A Crash Course in Computer Vision

Original article was published on Deep Learning on Medium

Popular Models

ImageNet Large Scale Visual Recognition Challenge (ILSVRC) started in the year 2010 where teams participated to train models that could classify images into 1000 categories. A good ILSVRC error rate was considered to be around 25% but the introduction of AlexNet, a deep convolutional neural network, changed the dynamics of the competition. AlexNet achieved an error rate of 16%, more than 10 percentage points lower than that of the runner up. AlexNet contained eight layers; the first five were convolutional layers, some of them followed by max-pooling layers, and the last three were fully connected layers.

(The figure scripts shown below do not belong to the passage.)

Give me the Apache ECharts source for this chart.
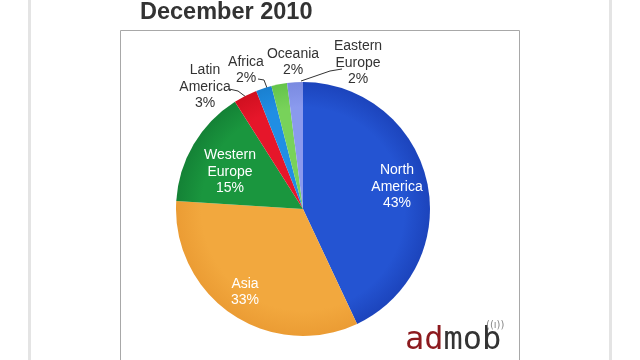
<!DOCTYPE html>
<html>
<head>
<meta charset="utf-8">
<script src="https://cdn.jsdelivr.net/npm/echarts@6/dist/echarts.min.js"></script>
<style>
html,body{margin:0;padding:0;background:#fff;}
#chart{width:640px;height:360px;}
</style>
</head>
<body>
<div id="chart"></div>
<script>
var titleText = 'December 2010';
var regions = ['North\nAmerica', 'Asia', 'Western\nEurope', 'Latin\nAmerica', 'Africa', 'Oceania', 'Eastern\nEurope'];
var shares = [43, 33, 15, 3, 2, 2, 2];

// styling (not data)
var sliceColors = [
  ['#2454d2', '#1c44bc'],
  ['#f2a83e', '#eb9c34'],
  ['#1a963e', '#148236'],
  ['#e6162a', '#d01020'],
  ['#208ee4', '#1a80d0'],
  ['#78d25a', '#64c44a'],
  ['#8a9aee', '#7a8ae0']
];
var inside = [true, true, true, false, false, false, false];
var labelPos = [[397, 187], [245, 292], [230, 172], [205, 87], [246, 70], [293, 62], [358, 63]];
var leaderLines = [null, null, null,
  [[229, 89], [238, 91], [246, 97]],
  [[258, 79], [264, 80], [267, 88]],
  null,
  [[301, 81], [330, 71], [342, 69]]
];

var cx = 303, cy = 209, R = 127;

var data = regions.map(function (name, i) {
  return {
    name: name,
    value: shares[i],
    itemStyle: {
      color: {
        type: 'radial', x: cx, y: cy, r: R, global: true,
        colorStops: [{offset: 0, color: sliceColors[i][0]}, {offset: 0.8, color: sliceColors[i][0]}, {offset: 1, color: sliceColors[i][1]}]
      }
    },
    label: {
      color: inside[i] ? '#ffffff' : '#333333',
      position: inside[i] ? 'inside' : 'outside'
    },
    labelLine: {show: !!leaderLines[i]}
  };
});

var chart = echarts.init(document.getElementById('chart'));
chart.setOption({
  backgroundColor: '#ffffff',
  animation: false,
  graphic: [
    {type: 'rect', shape: {x: 28, y: -2, width: 3, height: 370}, style: {fill: '#e4e4e4'}, silent: true},
    {type: 'rect', shape: {x: 609, y: -2, width: 3, height: 370}, style: {fill: '#e4e4e4'}, silent: true},
    {type: 'rect', shape: {x: 120.5, y: 30.5, width: 399, height: 340}, style: {fill: 'none', stroke: '#a8a8a8', lineWidth: 1}, silent: true, z: -1},
    {type: 'text', left: 140, top: 1, style: {text: titleText, font: 'bold 23.5px "Liberation Sans", Arial, sans-serif', fill: '#333333'}},
    {type: 'text', left: 405, top: 325, style: {
      text: '{a|ad}{m|mob}',
      rich: {
        a: {fontFamily: '"DejaVu Sans Mono", monospace', fill: '#8c1a1e', fontSize: 32},
        m: {fontFamily: '"DejaVu Sans Mono", monospace', fill: '#333333', fontSize: 32}
      }
    }},
    {type: 'text', left: 486, top: 320, style: {text: '((ı))', font: '10px "DejaVu Sans", sans-serif', fill: '#888888'}}
  ],
  series: [{
    type: 'pie',
    center: [cx, cy],
    radius: [0, R],
    startAngle: 90,
    clockwise: true,
    avoidLabelOverlap: false,
    data: data,
    itemStyle: {borderWidth: 0},
    label: {
      show: true,
      formatter: function (p) { return p.name + '\n' + p.value + '%'; },
      fontFamily: '"Liberation Sans", Arial, sans-serif',
      fontSize: 14,
      lineHeight: 16.5,
      align: 'center'
    },
    labelLine: {lineStyle: {color: '#333333', width: 1}, length: 5, length2: 5},
    labelLayout: function (p) {
      var i = p.dataIndex;
      var res = {x: labelPos[i][0], y: labelPos[i][1], align: 'center', verticalAlign: 'middle'};
      if (leaderLines[i]) res.labelLinePoints = leaderLines[i];
      return res;
    }
  }]
});
</script>
</body>
</html>
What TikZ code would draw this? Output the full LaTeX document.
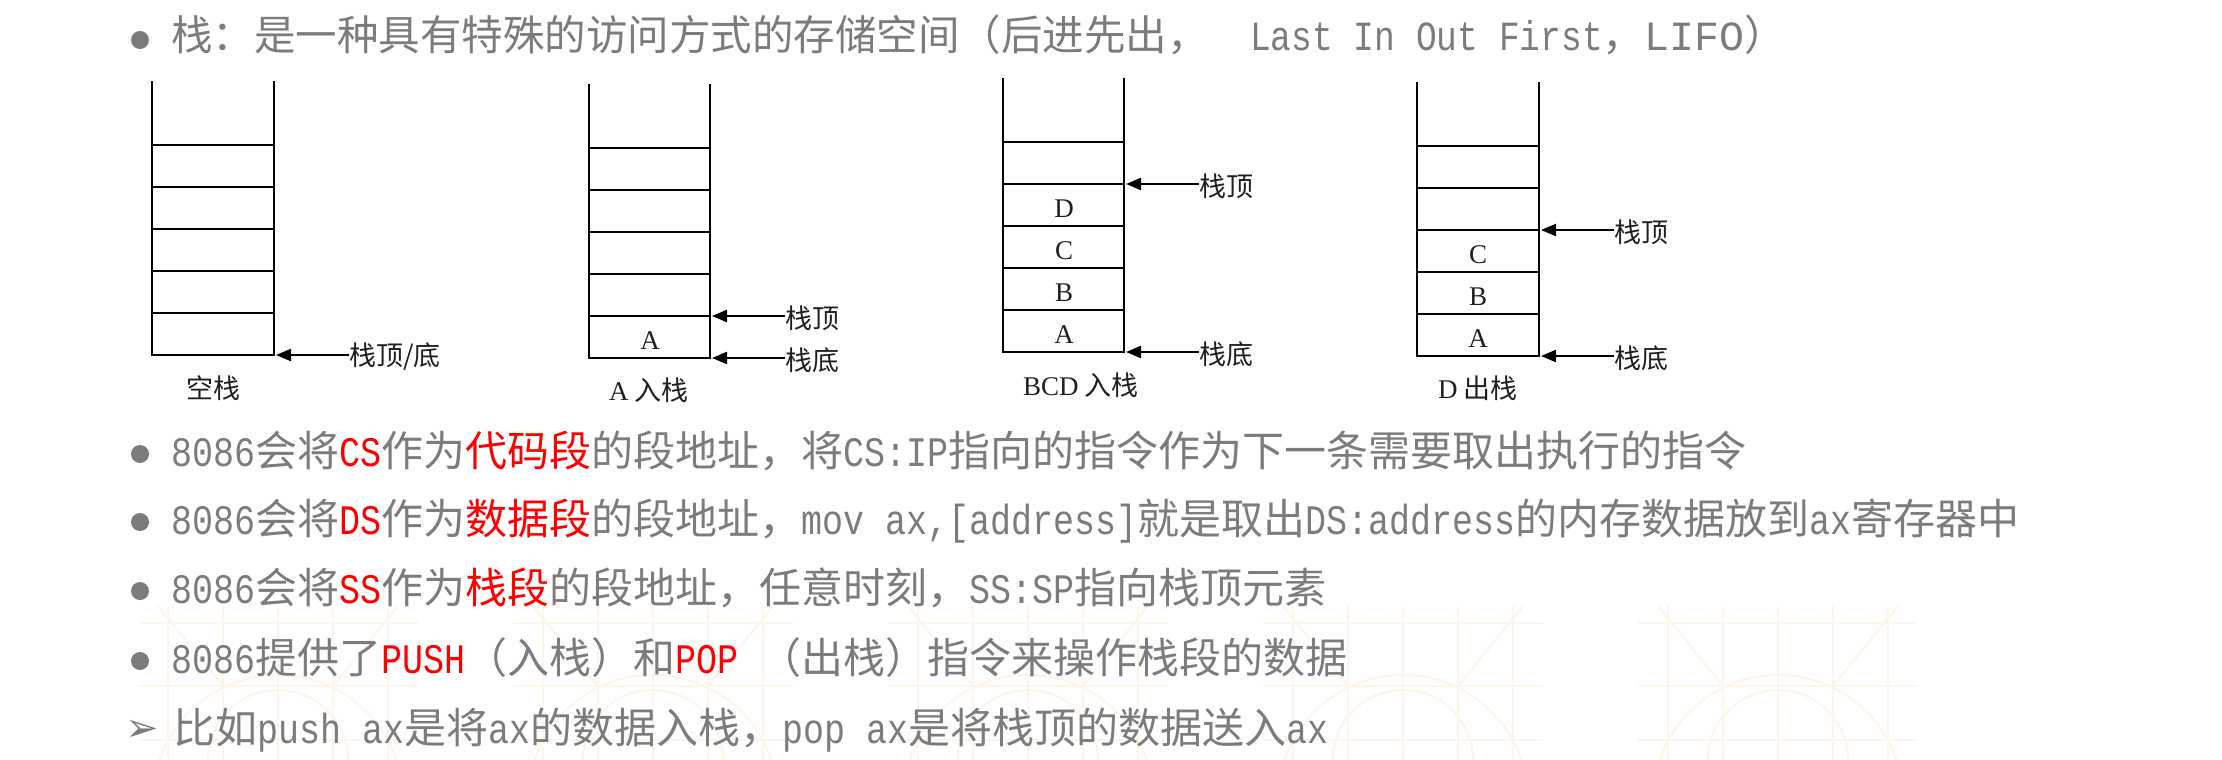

While AlexNet focused on smaller windows and strides, VGG model focused on the aspect of depth. VGG finished second in the ImageNet competition in the year 2014 achieving top 5-error rate of 7.3%. It was not until 2015 that AlexNet tasted defeat in the competition by Microsoft’s ResNet, a very deep CNN that had over 100 layers.

Python Libraries

TensorFlow — TensorFlow is a Python library for fast numerical computing created and released by Google. It is a foundation library that can be used to create Deep Learning models directly or by using wrapper libraries that simplify the process built on top of TensorFlow

Keras — It offers an easier mechanism for expressing neural networks. It was developed with a primary focus on allowing fast experimentation. All Keras models are portable.

NumPy — It is a Python library meant for scientific computing. It can be used to express images, other binary raw streams, and sound waves as an array of real numbers in an N-dimensional array

Pandas — Pandas library offers fast, expressive and flexible data structures. The library makes it easier for developers to work with labeled or relational data

Matplotlib — It is a two-dimensional plotting library for Python programming language capable of producing publication-quality figures in numerous hardcopy formats

Scikit-Learn — This library features a range of tools for accomplishing data analysis and mining tasks. It supports a number of data mining and machine learning tasks, notably classification, clustering, model selection, reducing dimensionality and regression

PyTorch — PyTorch was developed at Facebook’s AI Research lab. It offers an ecosystem to support development in Computer Vision and NLP. PyTorch defines a class called Tensor to store and operate on multidimensional rectangular array of numbers (similar to NumPy arrays)

OpenCV — OpenCV is a library of programming functions aimed at real-time Computer Vision. It can perform image operations such as reading/writing an image, face detection, face landmark detection, text recognition etc.